Anyway, for the last couple of years I've been struggling as I've had a couple of experiences that have knocked me badly, including one tragic event. Recently I've gone a bit LC as I've been going through another painful event but still attend the regular groups. The friend I am closest with knows I'm struggling but I haven't heard from her outside of the group meetings for months.I've been through things for her over the last few years, with messages, going to see her, putting cards through the door etc.

When other people are struggling I know she worries about them, messages them and tries to arrange coffee etc because she's told me. I've heard nothing at all from her since well before Christmas (although Ive seen at group events).Not one message, invitation for coffee or anything.
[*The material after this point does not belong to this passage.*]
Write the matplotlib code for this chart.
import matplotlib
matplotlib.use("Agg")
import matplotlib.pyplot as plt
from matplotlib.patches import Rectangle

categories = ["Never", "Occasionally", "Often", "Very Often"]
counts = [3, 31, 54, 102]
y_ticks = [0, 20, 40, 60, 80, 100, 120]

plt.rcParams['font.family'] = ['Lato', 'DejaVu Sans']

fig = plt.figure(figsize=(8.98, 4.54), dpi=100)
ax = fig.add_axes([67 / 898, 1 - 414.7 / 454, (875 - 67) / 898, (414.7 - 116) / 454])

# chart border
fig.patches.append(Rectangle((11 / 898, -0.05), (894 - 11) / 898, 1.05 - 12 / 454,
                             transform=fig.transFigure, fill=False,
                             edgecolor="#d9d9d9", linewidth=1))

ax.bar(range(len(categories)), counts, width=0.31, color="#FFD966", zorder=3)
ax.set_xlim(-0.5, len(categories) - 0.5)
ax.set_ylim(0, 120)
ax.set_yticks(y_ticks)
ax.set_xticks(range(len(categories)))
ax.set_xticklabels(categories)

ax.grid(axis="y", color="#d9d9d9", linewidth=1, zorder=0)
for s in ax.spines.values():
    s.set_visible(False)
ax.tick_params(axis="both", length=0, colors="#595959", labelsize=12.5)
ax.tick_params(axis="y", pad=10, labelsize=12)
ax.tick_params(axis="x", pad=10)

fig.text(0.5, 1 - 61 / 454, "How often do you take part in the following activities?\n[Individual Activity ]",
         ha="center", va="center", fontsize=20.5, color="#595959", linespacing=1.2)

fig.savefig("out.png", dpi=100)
The thing I'm wondering is should I just let it go now? I haven't got many friends, so this is a big part of my friendship group. I'm someone I think people like in passing but don't really make an effort to see. I'm someone who tends to listen rather than talk. I'm not the organiser, I'm the follower. But I'm loyal and caring. And can be quite funny at times.

I find it quite painful the way I'm not borne in mind when I'm struggling (and no it's not always me, as if anything I'm more there for her). I always have a fantasthic time when we go out. But it's also painful that it's so obvious that she doesn't care so much about me.
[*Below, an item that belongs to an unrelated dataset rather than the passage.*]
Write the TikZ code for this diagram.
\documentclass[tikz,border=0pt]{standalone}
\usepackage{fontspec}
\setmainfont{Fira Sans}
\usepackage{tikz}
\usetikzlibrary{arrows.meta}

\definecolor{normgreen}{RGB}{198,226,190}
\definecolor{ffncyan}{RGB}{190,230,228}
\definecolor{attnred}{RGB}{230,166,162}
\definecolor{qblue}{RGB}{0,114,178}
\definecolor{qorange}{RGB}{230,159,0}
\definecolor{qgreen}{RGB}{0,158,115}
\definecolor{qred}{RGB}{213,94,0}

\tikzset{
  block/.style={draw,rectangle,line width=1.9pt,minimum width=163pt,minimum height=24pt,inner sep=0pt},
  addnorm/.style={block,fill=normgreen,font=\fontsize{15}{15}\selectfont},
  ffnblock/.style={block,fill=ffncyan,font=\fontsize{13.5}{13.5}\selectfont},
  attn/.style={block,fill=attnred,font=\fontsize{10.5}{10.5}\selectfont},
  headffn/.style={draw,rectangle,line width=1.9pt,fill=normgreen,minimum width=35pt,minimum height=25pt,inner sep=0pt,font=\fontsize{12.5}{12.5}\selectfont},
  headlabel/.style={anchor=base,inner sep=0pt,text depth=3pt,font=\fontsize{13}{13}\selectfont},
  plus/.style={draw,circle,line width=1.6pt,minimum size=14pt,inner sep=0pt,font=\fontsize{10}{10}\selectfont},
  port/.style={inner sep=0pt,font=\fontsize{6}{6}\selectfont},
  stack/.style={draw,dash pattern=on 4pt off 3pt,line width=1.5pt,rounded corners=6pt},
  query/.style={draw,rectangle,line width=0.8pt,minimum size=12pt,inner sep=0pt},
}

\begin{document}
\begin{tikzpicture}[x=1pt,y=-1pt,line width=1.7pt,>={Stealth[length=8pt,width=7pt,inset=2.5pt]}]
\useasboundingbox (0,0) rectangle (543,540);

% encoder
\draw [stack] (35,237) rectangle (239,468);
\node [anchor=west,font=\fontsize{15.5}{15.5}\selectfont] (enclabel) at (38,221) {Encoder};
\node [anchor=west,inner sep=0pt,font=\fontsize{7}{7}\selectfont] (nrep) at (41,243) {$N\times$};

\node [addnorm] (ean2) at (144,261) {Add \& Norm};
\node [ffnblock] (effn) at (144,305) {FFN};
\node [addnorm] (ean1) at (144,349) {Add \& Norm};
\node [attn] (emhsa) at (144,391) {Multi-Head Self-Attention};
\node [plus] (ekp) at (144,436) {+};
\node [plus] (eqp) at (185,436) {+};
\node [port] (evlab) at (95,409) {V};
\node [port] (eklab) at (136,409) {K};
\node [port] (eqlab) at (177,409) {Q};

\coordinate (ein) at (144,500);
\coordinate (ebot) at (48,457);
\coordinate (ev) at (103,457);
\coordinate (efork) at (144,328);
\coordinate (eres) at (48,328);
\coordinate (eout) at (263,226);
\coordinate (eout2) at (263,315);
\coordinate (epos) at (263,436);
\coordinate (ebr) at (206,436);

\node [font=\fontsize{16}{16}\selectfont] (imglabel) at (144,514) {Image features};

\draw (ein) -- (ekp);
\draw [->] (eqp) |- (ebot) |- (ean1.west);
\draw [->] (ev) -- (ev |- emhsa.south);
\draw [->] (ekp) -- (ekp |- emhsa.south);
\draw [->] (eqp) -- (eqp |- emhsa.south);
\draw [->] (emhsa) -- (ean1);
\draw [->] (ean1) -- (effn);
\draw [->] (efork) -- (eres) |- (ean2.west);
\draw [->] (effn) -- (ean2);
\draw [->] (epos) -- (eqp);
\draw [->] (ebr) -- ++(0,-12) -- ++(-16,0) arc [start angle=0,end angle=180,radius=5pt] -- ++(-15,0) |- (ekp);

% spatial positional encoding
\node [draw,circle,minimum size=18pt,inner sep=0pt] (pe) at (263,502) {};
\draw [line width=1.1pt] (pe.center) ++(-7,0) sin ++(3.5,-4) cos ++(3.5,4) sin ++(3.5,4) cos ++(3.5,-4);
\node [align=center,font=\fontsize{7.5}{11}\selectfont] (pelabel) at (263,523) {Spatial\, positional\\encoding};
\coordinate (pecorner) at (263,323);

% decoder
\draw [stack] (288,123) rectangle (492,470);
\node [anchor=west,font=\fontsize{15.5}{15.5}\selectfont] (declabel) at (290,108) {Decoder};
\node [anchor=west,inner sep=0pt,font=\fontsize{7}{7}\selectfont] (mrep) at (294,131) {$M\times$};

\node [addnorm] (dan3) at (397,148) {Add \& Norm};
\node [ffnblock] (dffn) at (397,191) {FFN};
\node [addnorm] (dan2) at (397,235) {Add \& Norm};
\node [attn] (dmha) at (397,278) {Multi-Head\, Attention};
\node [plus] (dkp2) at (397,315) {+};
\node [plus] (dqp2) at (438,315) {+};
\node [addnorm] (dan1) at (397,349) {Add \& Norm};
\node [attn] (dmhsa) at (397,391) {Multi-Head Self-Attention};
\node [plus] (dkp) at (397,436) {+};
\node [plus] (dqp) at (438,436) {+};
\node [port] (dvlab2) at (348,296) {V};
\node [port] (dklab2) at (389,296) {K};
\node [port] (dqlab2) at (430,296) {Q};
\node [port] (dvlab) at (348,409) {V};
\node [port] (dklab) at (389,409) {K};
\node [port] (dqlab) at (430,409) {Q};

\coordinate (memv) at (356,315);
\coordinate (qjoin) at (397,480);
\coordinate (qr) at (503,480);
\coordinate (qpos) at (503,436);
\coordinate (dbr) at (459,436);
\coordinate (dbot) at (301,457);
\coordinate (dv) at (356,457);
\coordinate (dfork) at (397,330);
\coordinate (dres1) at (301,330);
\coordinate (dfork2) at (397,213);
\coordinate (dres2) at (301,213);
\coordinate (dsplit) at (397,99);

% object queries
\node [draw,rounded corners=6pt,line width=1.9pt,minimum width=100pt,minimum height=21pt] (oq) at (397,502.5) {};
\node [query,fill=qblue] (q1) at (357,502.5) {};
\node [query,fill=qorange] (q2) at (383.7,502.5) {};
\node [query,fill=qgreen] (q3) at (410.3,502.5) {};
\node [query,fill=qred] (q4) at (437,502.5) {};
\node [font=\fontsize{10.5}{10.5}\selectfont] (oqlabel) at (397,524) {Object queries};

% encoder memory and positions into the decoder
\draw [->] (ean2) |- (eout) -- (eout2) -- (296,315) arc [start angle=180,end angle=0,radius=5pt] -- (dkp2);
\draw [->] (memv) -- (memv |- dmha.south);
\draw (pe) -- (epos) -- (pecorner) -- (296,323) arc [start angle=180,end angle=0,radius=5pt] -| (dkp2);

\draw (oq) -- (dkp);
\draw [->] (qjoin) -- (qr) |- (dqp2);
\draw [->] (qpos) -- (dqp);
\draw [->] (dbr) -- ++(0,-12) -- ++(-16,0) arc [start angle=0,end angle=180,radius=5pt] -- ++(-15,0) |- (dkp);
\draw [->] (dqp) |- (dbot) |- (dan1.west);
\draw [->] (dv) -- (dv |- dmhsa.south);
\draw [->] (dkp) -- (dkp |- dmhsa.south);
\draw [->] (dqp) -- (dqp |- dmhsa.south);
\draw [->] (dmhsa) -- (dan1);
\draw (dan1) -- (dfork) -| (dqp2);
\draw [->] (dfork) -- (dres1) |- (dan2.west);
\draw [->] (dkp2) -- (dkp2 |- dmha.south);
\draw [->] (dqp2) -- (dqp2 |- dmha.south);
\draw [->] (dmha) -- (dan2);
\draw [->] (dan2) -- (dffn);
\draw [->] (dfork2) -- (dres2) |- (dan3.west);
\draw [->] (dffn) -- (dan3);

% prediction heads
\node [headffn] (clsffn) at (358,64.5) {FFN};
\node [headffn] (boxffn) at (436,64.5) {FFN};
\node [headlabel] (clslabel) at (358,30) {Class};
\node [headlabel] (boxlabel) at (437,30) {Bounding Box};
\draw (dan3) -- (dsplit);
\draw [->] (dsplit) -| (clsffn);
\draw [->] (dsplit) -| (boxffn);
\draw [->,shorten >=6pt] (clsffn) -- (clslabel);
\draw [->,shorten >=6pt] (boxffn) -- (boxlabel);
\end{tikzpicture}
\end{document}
WWYD. Sorry this is so long!

OP posts:
showmeshoyu · 31/01/2019 11:44

You might have to reach out to them. If you've been quiet, they might have taken it that you didn't want to talk to them. Building a lasting friendship requires some effort and patience on both sides.

Mountainsoutofmolehills · 31/01/2019 11:50

they probably think you are self sufficient and as you don't reach out they probably think it's not their role. People are crap basically. So, since you are struggling a bit organise a 1 on 1 with friend to share how you feel about your life/problem so she understands. Join other social things in your area and widen your list of acquaintances - my friendship group are lazy- and have kids and busy jobs which means that actually when tings are hard their are few i'd lean on, if any to be honest. It's really wasy when you are a bit depressed to cut people out, and maybe they don't reliase quite how things feel for you right now. We go further together, look for support and share how you feel. THe girls in the class I went to no matter how hard I try are not my default pal group.....

Missingstreetlife · 31/01/2019 13:07

If you listen, people forget you may want to talk too.
I would message and say you would like to catch up soon.

Spicilydone · 31/01/2019 15:12

Some very good points. Thank you for posting. Sometimes I just need to get things back in perspective.

Yes of course you're right that I'm not always open about how tough things are, I've been trained by my parents to minimise my feelings. But that of course, isn't obvious to those around me.

It's just something I need to continue to work on.

I really appreciate you all listening.